13 Tzameti
Gela Babluani
par Helen Faradji
« C’est formidable d’avoir 22 ans » dira un personnage au jeune Sébastien qui, de réparateur de toit près de la mer, se retrouvera plongé dans un jeu dont la cruauté n’égale que le sadisme. Formidable? Vraiment? Difficile à croire dans ce film.
Étrange proposition en effet que celle de ce 13 Tzameti, première réalisation du jeune Gela Babluani, lion du futur au festival de Venise 2005, grand prix du jury au festival de Sundance 2006 et présenté au dernier Festival du Nouveau Cinéma de Montréal. Étrange d’abord de voir un réalisateur de 27 ans au regard si cynique, si désespérément noir sur son monde. Étrange ensuite de se laisser happer, presque malgré nous, par cette fable vénéneuse aux allures de choc visuel.
Car de ce film, on ressort poisseux, écrasé, comme au bord de la nausée. Évidemment, il est impossible ici de dénouer les fils du suspense tant ceux-ci sont la véritable épine dorsale surprenante du film. Mais l’on aura tout de même le droit d’en évoquer la morale mortifère, maladroitement douteuse.
Pourtant, il faut le reconnaître, le cinéaste sait resserrer avec brio les mailles de son filet pervers. Et c’est bien ce qui dérange. Car si l’on aimerait pouvoir détacher les yeux de l’implacable mécanique de la sordide cruauté du propos, on ne le peut. Petite arnaque du suspense auquel on ne cesse de se laisser prendre.
Il faut dire aussi que plusieurs belles ombres planent sur ce 13 Tzameti. Celles, en premier lieu, du bon vieil expressionnisme et des recherches soviétiques sur la puissance de l’image. Noir et blanc découpé et graphique, contrastes, ombres et lumières, sécheresse du regard, Babluani, fort de ses origines slaves (son père est le cinéaste géorgien Temur Babluani, auteur entre autres du Soleil des Veilleurs), fait macérer son récit dans un bouillon de culture formel assez impressionnant. Ombre, ensuite, de Melville et de ses films peuplés de trognes patibulaires, de voyous secs, à l’ancienne, aux émotions quasiment blanches.

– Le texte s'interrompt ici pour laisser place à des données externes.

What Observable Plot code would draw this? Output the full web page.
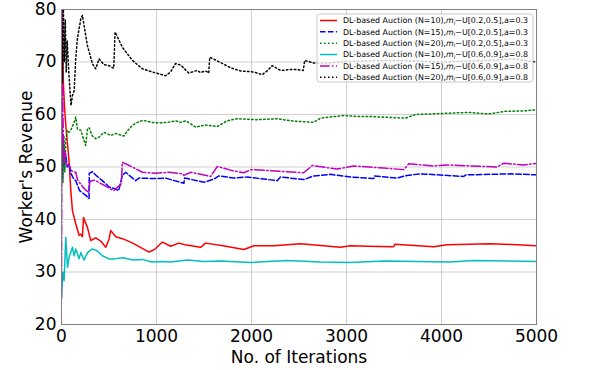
<!DOCTYPE html>
<html>
<head>
<meta charset="utf-8">
<script src="https://cdn.jsdelivr.net/npm/d3@7"></script>
<script src="https://cdn.jsdelivr.net/npm/@observablehq/plot@0.6"></script>
<style>
  html, body { margin: 0; padding: 0; background: #fff; }
  #chart svg { display: block; }
</style>
</head>
<body>
<div id="chart"></div>
<script>
// ---- data: [iteration, revenue] ----
const redN10a03 = [[0,80],[5,72],[10,78],[20,66],[30,62],[45,58],[60,55],[80,51],[98,45.5],[115,41.7],[150,39.2],[185,37],[203,37.2],[220,36.7],[232,40.4],[250,39.5],[273,38.5],[308,36],[360,36.5],[413,35.9],[466,34.7],[501,36.3],[518,37.9],[571,36.7],[650,36.3],[750,35.5],[850,34.5],[921,33.8],[980,34.3],[1062,35.7],[1149,34.9],[1236,35.5],[1300,35.2],[1464,34.7],[1517,35.5],[1700,35.0],[1920,34.3],[2025,35.0],[2235,35.0],[2515,35.4],[2700,35.1],[2935,34.7],[3042,35.0],[3217,34.9],[3497,34.8],[3510,35.3],[3918,34.8],[4058,35.2],[4514,35.4],[4794,35.2],[5000,35.0]];
const blueN15a03 = [[0,60],[10,48],[20,55],[30,50],[45,52.5],[60,50],[80,50.6],[98,48.8],[133,47.6],[150,47.4],[190,45.5],[255,44.6],[290,44.0],[292,48.8],[325,49.1],[370,48.3],[430,47.4],[501,46.2],[553,45.9],[602,45.5],[640,48.4],[676,49.0],[720,48.3],[781,47.4],[816,47.9],[990,47.8],[1095,47.9],[1149,47.6],[1289,46.9],[1295,47.9],[1500,47.1],[1605,47.7],[1657,48.3],[1815,47.9],[1955,48.1],[2270,47.4],[2305,48.1],[2550,47.6],[2655,48.3],[2830,48.6],[3042,48.1],[3287,47.8],[3295,48.3],[3533,47.9],[3638,48.4],[3778,48.7],[4234,48.2],[4260,48.5],[4724,48.7],[5000,48.5]];
const greenN20a03 = [[0,50],[8,58],[15,47],[25,56],[35,49],[45,55],[60,57],[80,56.6],[98,57],[133,58.5],[150,59.5],[168,57.2],[203,57],[238,55],[255,54.1],[273,57.2],[290,57.5],[325,55.9],[360,55.4],[395,55.7],[447,56.6],[520,56],[571,56.4],[655,55.9],[700,57],[750,58],[800,58.5],[858,58.9],[950,58.5],[1050,58.4],[1150,58.6],[1200,58.8],[1256,58.5],[1309,58.8],[1412,57.6],[1516,58.0],[1640,57.7],[1745,58.8],[1850,59.2],[2060,59.0],[2270,59.2],[2410,58.8],[2655,58.5],[2725,59.3],[2865,59.6],[2970,59.8],[3145,59.6],[3270,59.6],[3620,59.3],[3725,60.0],[4005,60.2],[4285,60.4],[4495,60.1],[4670,60.6],[4880,60.7],[5000,60.9]];
const cyanN10a08 = [[0,25],[15,30],[28,28.4],[45,36.6],[63,30.9],[80,32.8],[115,34.7],[133,33.1],[150,34.4],[185,32.5],[203,33.7],[238,32.3],[273,33.7],[325,34.4],[378,34.0],[430,33.1],[501,32.5],[553,32.5],[650,32.7],[750,32.3],[850,32.4],[950,31.9],[1050,32.0],[1149,31.9],[1324,32.3],[1500,32.0],[1675,32.1],[1990,31.8],[2375,32.2],[2725,31.9],[3042,31.8],[3393,32.1],[4093,31.9],[4340,32.2],[5000,32.0]];
const magentaN15a08 = [[0,25],[8,80],[15,60],[25,51],[35,53],[50,50.5],[80,50.3],[110,49.2],[150,49],[168,47.6],[220,46.3],[255,45.6],[285,45.2],[300,47.3],[350,47.5],[400,47],[450,46.5],[500,46],[550,45.5],[600,46.3],[630,46.8],[640,50.9],[745,50.0],[851,49.0],[990,48.8],[1130,49.0],[1270,48.7],[1289,48.4],[1360,49.0],[1570,48.2],[1640,50.1],[1780,49.4],[1920,48.9],[1990,49.5],[2200,49.3],[2550,48.9],[2640,50.3],[2900,49.6],[3075,50.2],[3393,49.8],[3603,49.5],[3655,50.6],[3918,50.2],[4058,50.4],[4584,50.0],[4654,50.7],[4864,50.4],[5000,50.7]];
const blackN20a08 = [[0,80],[10,66],[20,80],[30,70],[40,78],[50,68],[60,74],[80,67.1],[100,61.7],[115,63.6],[133,64.5],[150,70.7],[168,74.5],[203,78.2],[220,78.9],[273,73.1],[325,69.7],[360,68.7],[395,70.6],[447,69.5],[500,69.3],[550,68.8],[564,75.7],[641,72.8],[746,70.3],[851,68.7],[956,68.1],[1096,67.4],[1149,68.1],[1200,69.7],[1256,69.4],[1340,67.9],[1428,68.4],[1463,68.0],[1516,68.3],[1550,67.9],[1560,70.9],[1640,70.2],[1780,68.9],[1885,68.3],[2025,68.1],[2113,67.6],[2165,68.3],[2218,69.3],[2305,68.4],[2445,68.6],[2545,68.4],[2560,70.3],[2655,69.8],[2800,69.8],[3000,70.1],[3500,70.3],[4000,70.0],[4500,70.3],[4750,70.6],[5000,70.0]];

const xTicks = [0, 1000, 2000, 3000, 4000, 5000];
const yTicks = [20, 30, 40, 50, 60, 70, 80];

const seriesNames = [
  ["(N=10)", "U[0.2,0.5],a=0.3"],
  ["(N=15)", "U[0.2,0.5],a=0.3"],
  ["(N=20)", "U[0.2,0.5],a=0.3"],
  ["(N=10)", "U[0.6,0.9],a=0.8"],
  ["(N=15)", "U[0.6,0.9],a=0.8"],
  ["(N=20)", "U[0.6,0.9],a=0.8"]
];
const seriesData = [redN10a03, blueN15a03, greenN20a03, cyanN10a08, magentaN15a08, blackN20a08];
const seriesColors = ["#ff0000", "#0000ff", "#008000", "#00bfbf", "#bf00bf", "#000000"];
const seriesDash = [null, "5.5,2.4", "1.5,2.5", null, "9.6,2.4,1.5,2.4", "1.5,2.5"];

const W = 598, H = 370;
const mL = 61, mR = 62, mT = 9, mB = 46;

const marks = [
  Plot.gridX(xTicks, {stroke: "#b0b0b0", strokeOpacity: 0.6, strokeWidth: 1}),
  Plot.gridY(yTicks, {stroke: "#b0b0b0", strokeOpacity: 0.6, strokeWidth: 1}),
  Plot.axisX(xTicks, {tickSize: 0, tickPadding: 5, fontSize: 17, tickFormat: d3.format("d"), label: "No. of Iterations", labelAnchor: "center", labelArrow: "none", labelOffset: 38}),
  Plot.axisY(yTicks, {tickSize: 0, tickPadding: 5, fontSize: 17, tickFormat: d3.format("d"), label: "Worker's Revenue", labelAnchor: "center", labelArrow: "none", labelOffset: 42})
];
seriesData.forEach((d, i) => {
  marks.push(Plot.line(d, {x: d => d[0], y: d => d[1], stroke: seriesColors[i], strokeWidth: 1.5,
    strokeDasharray: seriesDash[i], clip: true, strokeLinejoin: "round"}));
});
marks.push(Plot.frame({stroke: "#808080", strokeWidth: 1}));

const chart = Plot.plot({
  width: W, height: H,
  marginLeft: mL, marginRight: mR, marginTop: mT, marginBottom: mB,
  x: {domain: [0, 5000]},
  y: {domain: [20, 80]},
  style: {fontFamily: "DejaVu Sans", fontSize: "17px", color: "#000", background: "#fff"},
  marks
});
document.getElementById("chart").appendChild(chart);

// legend inside the plot (upper right)
const svg = d3.select(chart);
const lg = svg.append("g").attr("font-family", "DejaVu Sans").attr("font-size", 7.9)
  .attr("text-anchor", "start").style("text-anchor", "start");
const bx = 317, by = 14, bw = 216, bh = 68;
lg.append("rect").attr("x", bx).attr("y", by).attr("width", bw).attr("height", bh)
  .attr("rx", 2.5).attr("fill", "#fff").attr("fill-opacity", 0.8).attr("stroke", "#c8c8c8").attr("stroke-width", 1);
seriesNames.forEach((nm, i) => {
  const cy = by + 6.5 + i * 11.35;
  lg.append("line").attr("x1", bx + 3).attr("x2", bx + 20).attr("y1", cy).attr("y2", cy)
    .attr("stroke", seriesColors[i]).attr("stroke-width", 1.5)
    .attr("stroke-dasharray", seriesDash[i]);
  const t = lg.append("text").attr("x", bx + 26).attr("y", cy).attr("dy", "0.35em").attr("fill", "#000")
    .style("text-anchor", "start");
  t.append("tspan").text("DL-based Auction " + nm[0] + ",");
  t.append("tspan").attr("font-style", "italic").text("m");
  t.append("tspan").attr("font-style", "italic").attr("font-size", 5.5).attr("dy", "0.25em").text("i");
  t.append("tspan").attr("dy", "-0.18em").text("~" + nm[1]);
});
</script>
</body>
</html>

Du « héros » (George Babluani, le propre frère du réalisateur) aux immondes organisateurs du jeu, tous les personnages de ce film semblent en effet marcher dans des traces assez bien balisées. Sauf que.
Sauf que Babluani les fait dévier, les emmenant plutôt sur le chemin d’un néo-polar glaçant, écrasant, pesant dans lequel les corps flanchent moins vite que les âmes. L’expérience a la netteté d’un coup de scalpel particulièrement dérangeant.